The reality has been very different. Just two weeks ago, the director of the play, Patrick Kmiec, 63, died suddenly and unexpectedly of a massive heart attack in his Redmond home. His partner, Roger Sinclair, was to have been the play's stage manager. And the set design, which was to be based on Kmiec's vision, had not gotten underway.


"It was overwhelming," said Cricket Daniels, who wrote the play. "First, it's the shock of this person I've been with every single night for a month and half is gone. Then reality sits in - what's going to happen with the play?"

The shock of Kmiec's death has hit the rest of the theatre community hard, too. He moved to Bend in 1990 and played roles as actor or director in dozens of productions. Longtime pillars in the Bend theater community said he will be dearly missed.

"He was just very sweet, and very smart, and very talented," said Maralyn Thoma, owner of 2nd Street Theater.

Thoma, who founded 2nd Street Theater, said she and Kmiec initially got off to a rocky start. A leading man quit a play and Kmiec was focusing on bringing a replacement actor up to speed. To help, Thoma took it upon herself to work with the female cast members. When Kmiec found out how much direction she'd been giving they had it out.

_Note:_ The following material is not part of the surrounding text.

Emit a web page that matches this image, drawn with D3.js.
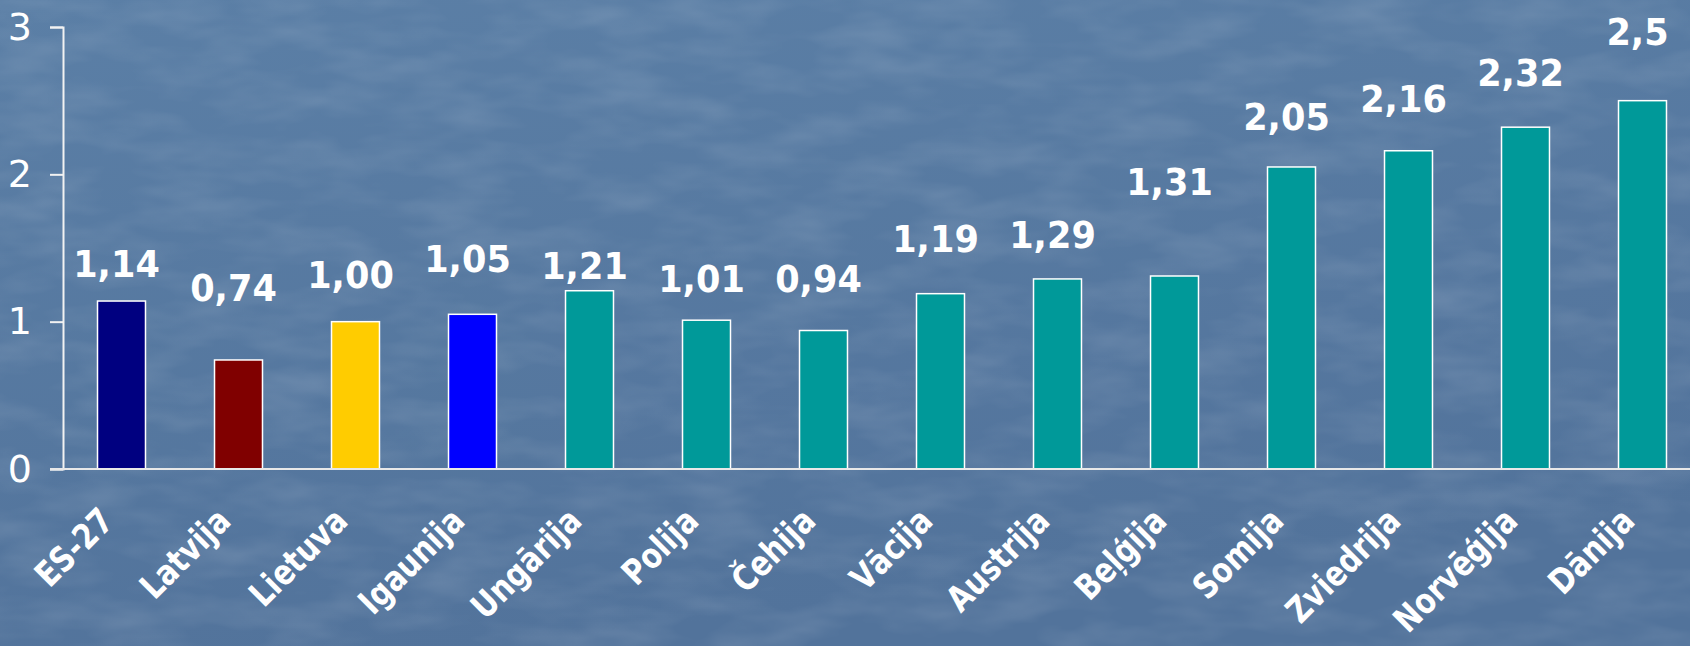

"We had a big screaming fit in the lobby," she said. "But that's theater and that's what you do in the theater. Within a week, we were great buddies."

So many other Bendites have similar stories, and the night after his passing, the cast of Gina Galdi poured red wine into Dixie cups and sat together telling them. But the next day Daniels and the cast pulled together and got back into rehearsals for the "sharp-tongued, mature-audiences only" performance, as 2nd Street Theater bills the play.

Susan Benson, another longtime Bend theatre figure, who plays the main character's mother in the show, stepped in to help with directing and set design. Daniels began painting the set. She believes the experiences of recent weeks have bonded cast members and that audiences will benefit from their close connections.

"You know what they say is true," said Tina Borders, who plays the main character, Gina. "The show must go on. So, we're doing it in his honor and I think it will be a neat tribute to him."